***** PROVIDED MATERIAL

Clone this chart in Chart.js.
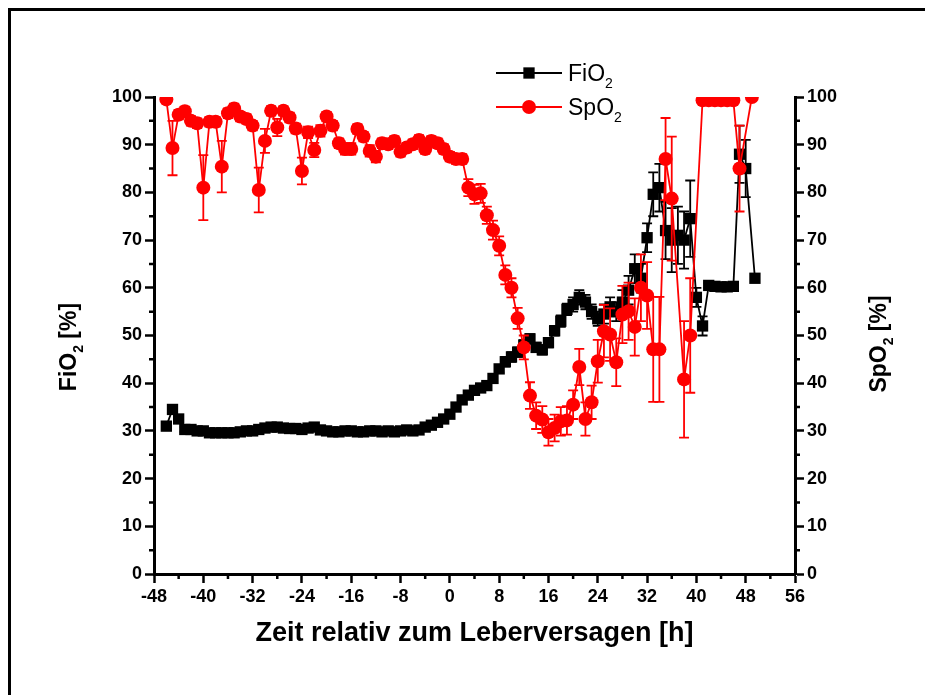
<!DOCTYPE html>
<html>
<head>
<meta charset="utf-8">
<script src="https://cdn.jsdelivr.net/npm/chart.js@4.4.0/dist/chart.umd.min.js"></script>
<style>
  html, body { margin: 0; padding: 0; background: #fff; overflow: hidden; }
  #frame { position: absolute; left: 8px; top: 8px; width: 914px; height: 684px;
           border-left: 3px solid #000; border-top: 3px solid #000; }
  #wrap { position: absolute; left: 0; top: 0; width: 925px; height: 695px; }
</style>
</head>
<body>
<div id="frame"></div>
<div id="wrap"><canvas id="chartCanvas" width="925" height="695"></canvas></div>
<script>
// time axis ticks [h]
var xTicks = [-48, -40, -32, -24, -16, -8, 0, 8, 16, 24, 32, 40, 48, 56];

// FiO2 (black squares)
var fioTime = [-46,-45,-44,-43,-42,-41,-40,-39,-38,-37,
               -36,-35,-34,-33,-32,-31,-30,-29,-28,-27,
               -26,-25,-24,-23,-22,-21,-20,-19,-18,-17,
               -16,-15,-14,-13,-12,-11,-10,-9,-8,-7,
               -6,-5,-4,-3,-2,-1,0,1,2,3,
               4,5,6,7,8,9,10,11,12,13,
               14,15,16,17,18,19,20,21,22,23,
               24,25,26,27,28,29,30,31,32,33,
               34,35,36,37,38,39,40,41,42,43,
               44,45,46,47,48,49.5];
var fioValues = [31.0,34.5,32.5,30.3,30.3,30.0,30.0,29.6,29.6,29.6,
                 29.6,29.6,29.8,30.0,30.0,30.3,30.6,30.8,30.8,30.6,
                 30.5,30.5,30.3,30.6,30.8,30.2,30.0,29.8,29.8,30.0,
                 30.0,29.8,29.8,30.0,30.0,29.8,30.0,29.8,30.0,30.2,
                 30.0,30.2,30.8,31.2,31.8,32.5,33.5,35.0,36.5,37.5,
                 38.5,39.0,39.5,41.0,43.0,44.5,45.5,46.5,48.0,49.3,
                 47.5,47.0,48.5,51.0,53.0,55.5,56.5,58.0,57.0,55.0,
                 53.5,54.5,56.0,55.0,57.0,59.5,64.0,62.0,70.5,79.6,
                 81.0,72.0,70.0,71.0,70.0,74.5,58.0,52.0,60.5,60.3,
                 60.2,60.2,60.3,88.0,85.0,62.0];
var fioErr = [0.5,0.5,0.5,0.5,0.5,0.5,0.5,0.5,0.5,0.5,
              0.5,0.5,0.5,0.5,0.5,0.5,0.5,0.5,0.5,0.5,
              0.5,0.5,0.5,0.5,0.5,0.5,0.5,0.5,0.5,0.5,
              0.5,0.5,0.5,0.5,0.5,0.5,0.5,0.5,0.5,0.5,
              0.5,0.5,0.5,0.5,0.5,0.5,0.5,0.8,0.8,0.8,
              0.8,0.8,0.8,0.8,0.8,1,1,1,1,1,
              1,1,1,1,1.2,1.2,1.5,1.5,1.5,1.5,
              1.5,2,2,2,2.5,3,3,3,3,4.6,
              5,6,6.7,6,6,8,2,2,0.5,0.5,
              0.5,0.5,0.5,6,6,0];

// SpO2 (red circles)
var spoTime = [-46,-45,-44,-43,-42,-41,-40,-39,-38,-37,
               -36,-35,-34,-33,-32,-31,-30,-29,-28,-27,
               -26,-25,-24,-23,-22,-21,-20,-19,-18,-17,
               -16,-15,-14,-13,-12,-11,-10,-9,-8,-7,
               -6,-5,-4,-3,-2,-1,0,1,2,3,
               4,5,6,7,8,9,10,11,12,13,
               14,15,16,17,18,19,20,21,22,23,
               24,25,26,27,28,29,30,31,32,33,
               34,35,36,38,39,41,42,43,44,45,
               46,47,49];
var spoValues = [99.5,89.3,96.3,97.0,95.0,94.5,81.0,94.8,94.8,85.4,
                 96.6,97.6,95.9,95.4,94.0,80.5,90.8,97.1,93.6,97.1,
                 95.7,93.4,84.5,92.6,88.9,92.9,95.9,94.0,90.3,89.1,
                 89.1,93.3,91.7,88.7,87.5,90.3,90.1,90.8,88.5,89.4,
                 90.1,91.0,89.1,90.8,90.3,89.1,87.5,87.0,87.0,81.0,
                 79.6,79.8,75.2,72.1,68.8,62.7,60.0,53.6,47.5,37.4,
                 33.2,32.4,29.7,30.6,32.0,32.2,35.5,43.4,32.5,36.0,
                 44.6,50.9,50.2,44.4,54.4,55.1,51.8,60.0,58.4,47.1,
                 47.1,87.0,78.7,40.8,50.0,99.3,99.3,99.3,99.3,99.3,
                 99.3,85.0,100];
var spoErr = [0,5.7,1,1,1,1,6.8,1,1,5.4,
              1,1,1,1,1,4.7,2.5,1,1.8,1,
              1,1,2.8,1.2,1.5,1.2,1,1,1,1.2,
              1.2,1,1,1.2,1.2,1,1,1,1,1,
              1,1,1,1,1,1,1,1,1,1.8,
              2,2,1.8,2,2,2,2,2.2,2.5,2.8,
              2.8,2.8,2.8,2.8,3,3,3,3.8,3.5,3.5,
              4.5,5.5,5.5,5,6,6,6,7,7,11,
              11,8.6,13,12.2,12,0,0,0,0,0,
              0,9,0];

var FONT = "'Liberation Sans', Arial, sans-serif";

function toPoints(t, v) {
    return t.map(function (x, i) { return { x: x, y: v[i] }; });
}

// draw text where some parts are subscripts, e.g. FiO + 2
function drawParts(ctx, parts, x, y, size, align) {
    var subSize = Math.round(size * 0.6);
    var w = 0;
    parts.forEach(function (p) {
        ctx.font = (p.bold ? 'bold ' : '') + (p.sub ? subSize : size) + 'px ' + FONT;
        p.w = ctx.measureText(p.t).width;
        w += p.w;
    });
    var cx = align === 'center' ? x - w / 2 : x;
    ctx.textAlign = 'left';
    ctx.textBaseline = 'alphabetic';
    parts.forEach(function (p) {
        ctx.font = (p.bold ? 'bold ' : '') + (p.sub ? subSize : size) + 'px ' + FONT;
        ctx.fillText(p.t, cx, p.sub ? y + size * 0.3 : y);
        cx += p.w;
    });
}

var errorBars = {
    id: 'errorBars',
    beforeDatasetDraw: function (chart, args) {
        var ds = chart.data.datasets[args.index];
        var errs = ds.errors;
        if (!errs) return;
        var yScale = chart.scales[args.meta.yAxisID];
        var ctx = chart.ctx;
        ctx.save();
        ctx.strokeStyle = ds.borderColor;
        ctx.lineWidth = 1.8;
        args.meta.data.forEach(function (pt, i) {
            var e = errs[i];
            if (!e) return;
            var v = ds.data[i].y;
            var yTop = yScale.getPixelForValue(v + e);
            var yBot = yScale.getPixelForValue(v - e);
            ctx.beginPath();
            ctx.moveTo(pt.x, yTop); ctx.lineTo(pt.x, yBot);
            ctx.moveTo(pt.x - 5, yTop); ctx.lineTo(pt.x + 5, yTop);
            ctx.moveTo(pt.x - 5, yBot); ctx.lineTo(pt.x + 5, yBot);
            ctx.stroke();
        });
        ctx.restore();
    }
};

var decorations = {
    id: 'decorations',
    afterDraw: function (chart) {
        var ctx = chart.ctx;
        var xs = chart.scales.x, yl = chart.scales.y;
        var area = chart.chartArea;
        ctx.save();
        ctx.strokeStyle = '#000';
        ctx.lineWidth = 2.5;
        ctx.beginPath();
        // minor ticks
        for (var i = 0; i < xTicks.length - 1; i++) {
            var px = xs.getPixelForValue(xTicks[i] + 4);
            ctx.moveTo(px, area.bottom); ctx.lineTo(px, area.bottom + 5);
        }
        for (var v = 5; v < 100; v += 10) {
            var py = yl.getPixelForValue(v);
            ctx.moveTo(area.left, py); ctx.lineTo(area.left - 5, py);
            ctx.moveTo(area.right, py); ctx.lineTo(area.right + 5, py);
        }
        ctx.stroke();

        ctx.fillStyle = '#000';
        // x title
        drawParts(ctx, [{ t: 'Zeit relativ zum Leberversagen [h]', bold: true }],
                  (area.left + area.right) / 2, 641, 27, 'center');
        // y titles
        ctx.save();
        ctx.translate(76, 347);
        ctx.rotate(-Math.PI / 2);
        drawParts(ctx, [{ t: 'FiO', bold: true }, { t: '2', bold: true, sub: true },
                        { t: ' [%]', bold: true }], 0, 0, 23, 'center');
        ctx.restore();
        ctx.save();
        ctx.translate(886, 344);
        ctx.rotate(-Math.PI / 2);
        drawParts(ctx, [{ t: 'SpO', bold: true }, { t: '2', bold: true, sub: true },
                        { t: ' [%]', bold: true }], 0, 0, 23, 'center');
        ctx.restore();

        // legend
        var rows = [{ ds: chart.data.datasets[0], y: 73, name: 'FiO' },
                    { ds: chart.data.datasets[1], y: 107, name: 'SpO' }];
        rows.forEach(function (r) {
            ctx.strokeStyle = r.ds.borderColor;
            ctx.fillStyle = r.ds.backgroundColor;
            ctx.lineWidth = 1.8;
            ctx.beginPath();
            ctx.moveTo(496, r.y); ctx.lineTo(562, r.y);
            ctx.stroke();
            Chart.helpers.drawPoint(ctx, { pointStyle: r.ds.pointStyle, radius: r.ds.pointRadius, borderWidth: 0 }, 529, r.y);
            ctx.fillStyle = '#000';
            drawParts(ctx, [{ t: r.name }, { t: '2', sub: true }], 568, r.y + 8, 23, 'left');
        });
        ctx.restore();
    }
};

function tickOpts() {
    return {
        color: '#000',
        font: { family: FONT, size: 18, weight: 'bold' },
        padding: 3
    };
}
function gridOpts() {
    return { drawOnChartArea: false, drawTicks: true, tickLength: 9, tickWidth: 2.5, tickColor: '#000' };
}

var ctx = document.getElementById('chartCanvas').getContext('2d');
var chart = new Chart(ctx, {
    type: 'line',
    data: {
        datasets: [{
            label: 'FiO2',
            data: toPoints(fioTime, fioValues),
            errors: fioErr,
            yAxisID: 'y',
            borderColor: '#000000',
            backgroundColor: '#000000',
            borderWidth: 1.8,
            pointStyle: 'rect',
            pointRadius: 8,
            pointBorderWidth: 0,
            tension: 0,
            order: 1
        }, {
            label: 'SpO2',
            data: toPoints(spoTime, spoValues),
            errors: spoErr,
            yAxisID: 'y2',
            borderColor: '#ff0000',
            backgroundColor: '#ff0000',
            borderWidth: 1.8,
            pointStyle: 'circle',
            pointRadius: 7,
            pointBorderWidth: 0,
            tension: 0,
            order: 0
        }]
    },
    options: {
        responsive: false,
        animation: false,
        events: [],
        layout: { padding: { top: 97, left: 0, right: 0, bottom: 0 }, autoPadding: false },
        plugins: { legend: { display: false }, tooltip: { enabled: false } },
        scales: {
            x: {
                type: 'linear', min: -48, max: 56,
                ticks: Object.assign(tickOpts(), { stepSize: 8, maxRotation: 0, autoSkip: false }),
                grid: gridOpts(),
                border: { display: true, color: '#000', width: 3 },
                afterFit: function (s) { s.height = 121; }
            },
            y: {
                position: 'left', min: 0, max: 100,
                ticks: Object.assign(tickOpts(), { stepSize: 10 }),
                grid: gridOpts(),
                border: { display: true, color: '#000', width: 3 },
                afterFit: function (s) { s.width = 154; }
            },
            y2: {
                position: 'right', min: 0, max: 100,
                ticks: Object.assign(tickOpts(), { stepSize: 10 }),
                grid: gridOpts(),
                border: { display: true, color: '#000', width: 3 },
                afterFit: function (s) { s.width = 130; }
            }
        }
    },
    plugins: [errorBars, decorations]
});
</script>
</body>
</html>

**********

TASK DETAILS: Repeat only the lines from the beginning of the material through the line containing "40, 48, 56];", both ends kept, leaving pictures out.

THE COMPLETED TASK:
Clone this chart in Chart.js.
<!DOCTYPE html>
<html>
<head>
<meta charset="utf-8">
<script src="https://cdn.jsdelivr.net/npm/chart.js@4.4.0/dist/chart.umd.min.js"></script>
<style>
  html, body { margin: 0; padding: 0; background: #fff; overflow: hidden; }
  #frame { position: absolute; left: 8px; top: 8px; width: 914px; height: 684px;
           border-left: 3px solid #000; border-top: 3px solid #000; }
  #wrap { position: absolute; left: 0; top: 0; width: 925px; height: 695px; }
</style>
</head>
<body>
<div id="frame"></div>
<div id="wrap"><canvas id="chartCanvas" width="925" height="695"></canvas></div>
<script>
// time axis ticks [h]
var xTicks = [-48, -40, -32, -24, -16, -8, 0, 8, 16, 24, 32, 40, 48, 56];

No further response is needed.